Neese’s Country Sausage is changing hands at a moment when the Greensboro brand has been missing from store shelves for months. Jesse Jones, LLC, a Raleigh-based company, acquired the Triad staple and says it wants to restore production and distribution soon, a move that could bring back a product long tied to Guilford County kitchens, grocery aisles and restaurant menus.
The sale matters because Neese’s is more than a label. J.T. Neese started selling sausage from the back of a covered wagon in 1917, and Neese’s says the company has operated at its current Greensboro location since 1933. NCpedia says the Neese family had been making sausage since the 1800s, and the brand now describes itself as fresh and minimally processed, with no preservatives, additives or nitrites added. That history has helped make Neese’s part of the region’s food identity, especially for families that have bought the sausage for generations.

Stewardship of the brand will now shift to the White family, which operates Jesse Jones. Tommy Neese said he believed the White family was the right fit to carry the business forward. Karl White said the company was honored to continue the legacy and bring products back to retailers and restaurants. For Guilford County shoppers, the key question is whether that promise turns into a steady return of product on shelves and in local dining rooms.

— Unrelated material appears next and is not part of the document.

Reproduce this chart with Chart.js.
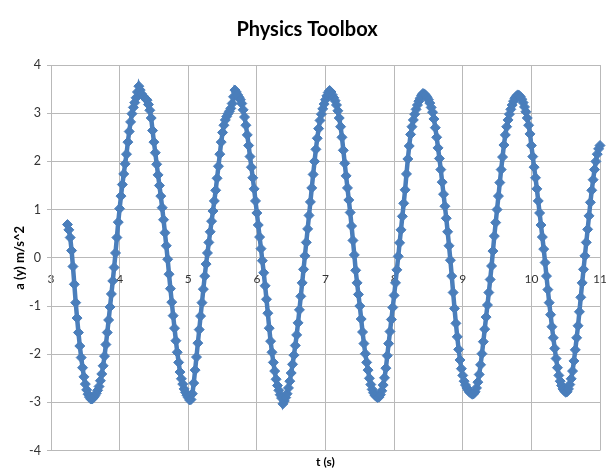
<!DOCTYPE html>
<html><head><meta charset="utf-8">
<script src="https://cdn.jsdelivr.net/npm/chart.js@4.4.0/dist/chart.umd.min.js"></script>
<style>html,body{margin:0;padding:0;background:#fff;}#wrap{width:606px;height:469px;}</style>
</head><body><div id="wrap"><canvas id="c" width="606" height="469"></canvas></div>
<script>
const chartTitle = 'Physics Toolbox';
const xTitle = 't (s)';
const yTitle = 'a (y) m/s^2';
const xTicks = [3,4,5,6,7,8,9,10,11];
const yTicks = [-4,-3,-2,-1,0,1,2,3,4];

const timeS = [
3.24,3.26,3.28,3.30,3.32,3.34,3.36,3.38,3.40,3.42,3.44,3.46,3.48,3.50,3.52,3.54,3.56,3.58,
3.60,3.62,3.64,3.66,3.68,3.70,3.72,3.74,3.76,3.78,3.80,3.82,3.84,3.86,3.88,3.90,3.92,3.94,3.96,3.98,4.00,4.02,4.04,4.06,4.08,4.10,4.12,4.14,4.16,4.18,4.20,4.22,4.24,4.26,4.28,
4.30,4.32,4.34,4.36,4.38,4.40,4.42,4.44,4.46,4.48,4.50,4.52,4.54,4.56,4.58,4.60,4.62,4.64,4.66,4.68,4.70,4.72,4.74,4.76,4.78,4.80,4.82,4.84,4.86,4.88,4.90,4.92,4.94,4.96,4.98,5.00,5.02,5.04,
5.06,5.08,5.10,5.12,5.14,5.16,5.18,5.20,5.22,5.24,5.26,5.28,5.30,5.32,5.34,5.36,5.38,5.40,5.42,5.44,5.46,5.48,5.50,5.52,5.54,5.56,5.58,5.60,5.62,5.64,5.66,5.68,
5.70,5.72,5.74,5.76,5.78,5.80,5.82,5.84,5.86,5.88,5.90,5.92,5.94,5.96,5.98,6.00,6.02,6.04,6.06,6.08,6.10,6.12,6.14,6.16,6.18,6.20,6.22,6.24,6.26,6.28,6.30,6.32,6.34,6.36,6.38,6.40,
6.42,6.44,6.46,6.48,6.50,6.52,6.54,6.56,6.58,6.60,6.62,6.64,6.66,6.68,6.70,6.72,6.74,6.76,6.78,6.80,6.82,6.84,6.86,6.88,6.90,6.92,6.94,6.96,6.98,7.00,7.02,7.04,7.06,
7.08,7.10,7.12,7.14,7.16,7.18,7.20,7.22,7.24,7.26,7.28,7.30,7.32,7.34,7.36,7.38,7.40,7.42,7.44,7.46,7.48,7.50,7.52,7.54,7.56,7.58,7.60,7.62,7.64,7.66,7.68,7.70,7.72,7.74,7.76,7.78,
7.80,7.82,7.84,7.86,7.88,7.90,7.92,7.94,7.96,7.98,8.00,8.02,8.04,8.06,8.08,8.10,8.12,8.14,8.16,8.18,8.20,8.22,8.24,8.26,8.28,8.30,8.32,8.34,8.36,8.38,8.40,8.42,
8.44,8.46,8.48,8.50,8.52,8.54,8.56,8.58,8.60,8.62,8.64,8.66,8.68,8.70,8.72,8.74,8.76,8.78,8.80,8.82,8.84,8.86,8.88,8.90,8.92,8.94,8.96,8.98,9.00,9.02,9.04,9.06,9.08,9.10,9.12,9.14,9.16,
9.18,9.20,9.22,9.24,9.26,9.28,9.30,9.32,9.34,9.36,9.38,9.40,9.42,9.44,9.46,9.48,9.50,9.52,9.54,9.56,9.58,9.60,9.62,9.64,9.66,9.68,9.70,9.72,9.74,9.76,9.78,9.80,
9.82,9.84,9.86,9.88,9.90,9.92,9.94,9.96,9.98,10.00,10.02,10.04,10.06,10.08,10.10,10.12,10.14,10.16,10.18,10.20,10.22,10.24,10.26,10.28,10.30,10.32,10.34,10.36,10.38,10.40,10.42,10.44,10.46,10.48,10.50,10.52,
10.54,10.56,10.58,10.60,10.62,10.64,10.66,10.68,10.70,10.72,10.74,10.76,10.78,10.80,10.82,10.84,10.86,10.88,10.90,10.92,10.94,10.96,10.98,11.00
];

const accelY = [
0.69,0.58,0.42,0.15,-0.18,-0.55,-0.93,-1.25,-1.55,-1.83,-2.07,-2.28,-2.47,-2.62,-2.74,-2.83,-2.89,-2.93,
-2.93,-2.90,-2.86,-2.81,-2.75,-2.67,-2.55,-2.41,-2.24,-2.04,-1.80,-1.55,-1.29,-1.02,-0.75,-0.48,-0.20,0.10,0.42,0.74,1.02,1.28,1.52,1.74,1.95,2.15,2.40,2.62,2.82,2.99,3.12,3.22,3.32,3.44,3.56,
3.48,3.40,3.36,3.33,3.30,3.27,3.18,3.06,2.90,2.64,2.40,2.18,1.94,1.72,1.50,1.28,1.04,0.79,0.52,0.25,-0.03,-0.34,-0.64,-0.92,-1.20,-1.46,-1.72,-1.96,-2.17,-2.37,-2.51,-2.62,-2.72,-2.79,-2.85,-2.90,-2.95,-2.94,
-2.82,-2.60,-2.33,-2.06,-1.77,-1.49,-1.21,-0.93,-0.65,-0.38,-0.13,0.10,0.32,0.54,0.76,0.97,1.18,1.40,1.65,1.90,2.15,2.40,2.60,2.75,2.86,2.93,2.99,3.04,3.10,3.20,3.34,3.48,
3.44,3.38,3.33,3.28,3.20,3.07,2.92,2.75,2.55,2.33,2.10,1.88,1.66,1.43,1.18,0.93,0.68,0.43,0.19,-0.06,-0.31,-0.58,-0.86,-1.15,-1.46,-1.73,-1.96,-2.17,-2.35,-2.52,-2.65,-2.75,-2.84,-2.91,-3.03,-2.97,
-2.90,-2.82,-2.70,-2.56,-2.39,-2.21,-2.02,-1.82,-1.60,-1.35,-1.08,-0.80,-0.52,-0.24,0.04,0.32,0.60,0.88,1.16,1.45,1.73,2.00,2.25,2.48,2.68,2.85,2.98,3.09,3.19,3.28,3.36,3.43,3.47,
3.44,3.38,3.32,3.26,3.17,3.05,2.90,2.72,2.50,2.23,1.96,1.70,1.45,1.20,0.94,0.66,0.36,0.06,-0.26,-0.52,-0.76,-1.00,-1.27,-1.54,-1.78,-1.99,-2.17,-2.33,-2.50,-2.63,-2.73,-2.80,-2.85,-2.88,-2.90,-2.89,
-2.84,-2.76,-2.64,-2.49,-2.29,-2.03,-1.78,-1.53,-1.28,-1.03,-0.78,-0.52,-0.25,0.03,0.31,0.58,0.86,1.13,1.41,1.74,2.05,2.32,2.56,2.72,2.86,2.98,3.08,3.17,3.25,3.31,3.37,3.41,
3.40,3.37,3.33,3.28,3.21,3.12,3.02,2.88,2.70,2.50,2.28,2.06,1.83,1.57,1.32,1.07,0.82,0.54,0.25,-0.05,-0.38,-0.72,-1.05,-1.36,-1.64,-1.90,-2.12,-2.30,-2.44,-2.56,-2.64,-2.70,-2.75,-2.79,-2.81,-2.83,-2.82,
-2.78,-2.70,-2.58,-2.42,-2.22,-1.99,-1.74,-1.48,-1.23,-0.98,-0.72,-0.45,-0.17,0.14,0.45,0.73,1.00,1.28,1.56,1.83,2.09,2.34,2.55,2.72,2.86,2.98,3.08,3.17,3.25,3.31,3.35,3.38,
3.37,3.34,3.29,3.22,3.13,3.03,2.90,2.75,2.57,2.33,2.10,1.88,1.66,1.43,1.18,0.93,0.68,0.43,0.18,-0.10,-0.38,-0.66,-0.93,-1.18,-1.43,-1.66,-1.88,-2.09,-2.28,-2.44,-2.56,-2.65,-2.72,-2.76,-2.79,-2.78,
-2.72,-2.63,-2.51,-2.35,-2.14,-1.91,-1.66,-1.41,-1.12,-0.82,-0.52,-0.24,0.04,0.32,0.59,0.87,1.15,1.40,1.62,1.83,2.00,2.15,2.26,2.33
];

const seriesColor = '#4a7ebb';
const gridColor = '#b9b9b9';
const points = timeS.map((t, i) => ({ x: t, y: accelY[i] }));

new Chart(document.getElementById('c'), {
  type: 'scatter',
  data: { datasets: [{
    data: points, showLine: true, borderColor: seriesColor, backgroundColor: seriesColor,
    borderWidth: 4.5, pointStyle: 'rectRot', pointRadius: 5, pointBorderWidth: 1, clip: false
  }]},
  options: {
    responsive: false, animation: false, devicePixelRatio: 1,
    layout: { padding: { left: 8, right: 0, top: 0, bottom: 0 } },
    plugins: {
      legend: { display: false }, tooltip: { enabled: false },
      title: { display: true, text: chartTitle, color: '#000',
        font: { family: 'Lato', size: 20, weight: 'bold' }, padding: { top: 18, bottom: 23 } },
      subtitle: { display: true, position: 'bottom', fullSize: false, text: xTitle, color: '#000',
        font: { family: 'Lato', size: 12, weight: 'bold' }, padding: { top: 4, bottom: 0 } }
    },
    scales: {
      x: {
        type: 'linear', min: 3, max: 11, position: { y: 0 },
        afterBuildTicks: s => { s.ticks = xTicks.map(v => ({ value: v })); },
        afterFit: s => { s.paddingLeft = 0; s.paddingRight = 0; },
        grid: { color: gridColor, lineWidth: 1, tickLength: 4 },
        border: { color: gridColor, width: 1 },
        ticks: { font: { family: 'Lato', size: 12 }, color: '#333', padding: 10, maxRotation: 0 }
      },
      y: {
        type: 'linear', min: -4, max: 4,
        afterBuildTicks: s => { s.ticks = yTicks.map(v => ({ value: v })); },
        afterFit: s => { s.width = 43; },
        grid: { color: gridColor, lineWidth: 1, tickLength: 4 },
        border: { color: gridColor, width: 1 },
        ticks: { font: { family: 'Lato', size: 12.5 }, color: '#333', padding: 6 },
        title: { display: true, text: yTitle, color: '#000',
          font: { family: 'Lato', size: 13, weight: 'bold' }, padding: { top: 4, bottom: 0 } }
      }
    }
  }
});
</script>
</body></html>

The acquisition also follows a difficult stretch for the Greensboro factory. Local reports in May said production had been paused after a USDA suspension issued in September 2025 tied to a ready-to-eat process issue. WFMY reported that USDA said the facility had not requested Food Safety and Inspection Service inspectors at the time, which meant production could not continue without them. The pause left restaurants, grocery stores and longtime customers searching for the sausage and added pressure to a brand already under strain.
Financially, the timing was also fraught. Packaging Corporation of America filed suit against Neese’s Country Sausage over alleged unpaid packaging bills, and court records cited by WFMY put the amount sought at $31,578.10. Jesse Jones has its own layered history, too: the company says it was renamed in the 1950s in honor of founder Jesse Jones and later sold to General Mills in the mid-1960s. Together, the sale, the production setback and the legal dispute frame this as a business rescue as much as a brand handoff, with the future of a Greensboro food tradition now in new hands.